AS IF A half-court buzzer-beater wasn't enough to stoke a frenzy with the Portland fan base, another outpouring of admiration occurred the next morning, after someone dug up a quote from an interview Lillard did with The Sporting News in 2017 in which he talked about whether he ever felt pressure on the basketball court. The quote was catnip to Portland's fans, and so widely shared across social channels that Warriors forward Kevin Durant cited it in a media conference as the "perfect" perspective.

"Pressure, nah. Fam, this is just playing ball," Lillard said then. "Pressure is the homeless man, who doesn't know where his next meal is coming from. Pressure is the single mom, who is trying to scuffle and pay her rent. We get paid a lot of money to play a game. Don't get me wrong, there are challenges. But to call it pressure is almost an insult to regular people."

After years of success and of failures, years of attempting to live up to outlandish expectations, not much seems to faze him (as evidenced by his nonchalant reaction atop the dogpile after ending the Thunder's season, which inspired memes and reaction stories for days).

That maturity, according to Rahe, is very much a product of Lillard's upbringing. "Damian is all about relationships and trusting people," he said. "That kid can read a phony a mile away. He knows. He's got great parents, and he had a wonderful AAU coach in Raymond Young, who taught him the right things. They taught him that you have to earn everything you get, and no one is going to hand anything to you. He's an old soul with old-school values, and when you're like that, you're able to adapt to anything."

Rahe remembers that he was a little worried that a kid from Oakland might be uncomfortable in Ogden, Utah, when he recruited Lillard to play for the Wildcats in 2007. Early in Lillard's freshman season, with the team on a streak of messy play, Rahe decided to push his players as hard as he could -- resorting to two practices a day in the middle of the season, the first one starting at 6 a.m. -- to see who would thrive and who would break. Several players, he says, contemplated quitting. Rahe's assistants warned him that if Lillard got fed up and left, it would be a massive blunder. "It was so early in his career, we didn't know how he was going to respond," Rahe said. Instead, Lillard embraced the challenge and thrived. The team did too, when it saw him emerge, even as just a freshman, as its leader.

Rahe says he felt he knew, in his gut, that Lillard was going to take -- and make -- that long-distance 3-pointer to close out the Thunder. Rahe and his wife, Laura, were watching the game on television, on the edge of their couch as the clock ticked down, and Laura was baffled as to why Lillard wasn't trying to beat George off the dribble and get to the basket. Rahe, though, suspected what was coming.

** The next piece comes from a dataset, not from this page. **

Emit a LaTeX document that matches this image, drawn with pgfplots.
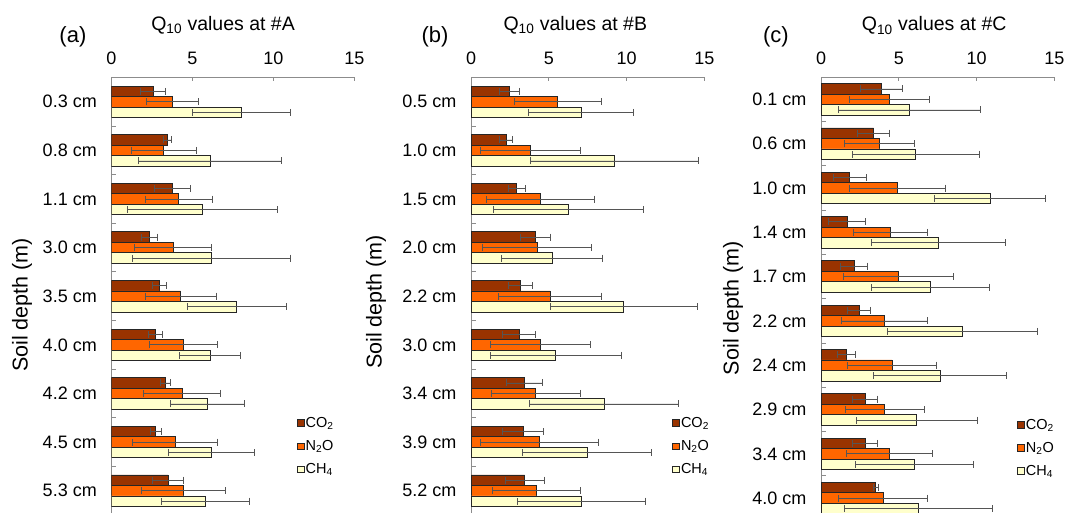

"When he was coming up the court, I could just see it in his eyes," Rahe said. "He was shooting it so well, I just knew he was going to pull. It was so fitting for that shot to go in because of how he played the whole game. That's the way it should have ended. I've seen him do some incredible things, but watching that game, I was actually in awe."

The most pressing question now is whether Lillard has another performance like that in him. Even if he is impervious to pressure, the stakes, once again, have been raised. Asked Tuesday night after the Trail Blazers got blown out by the Nuggets whether it was possible to put up 50 again, even with Denver putting so much emphasis on stopping him, Lillard smiled, knowing his answer was setting the stage for either more magic or more disappointment.

"I've had big games against tough defenses when I was getting a lot of attention," Lillard said. "With our season on the line and knowing we have to win two games in a row -- you never know."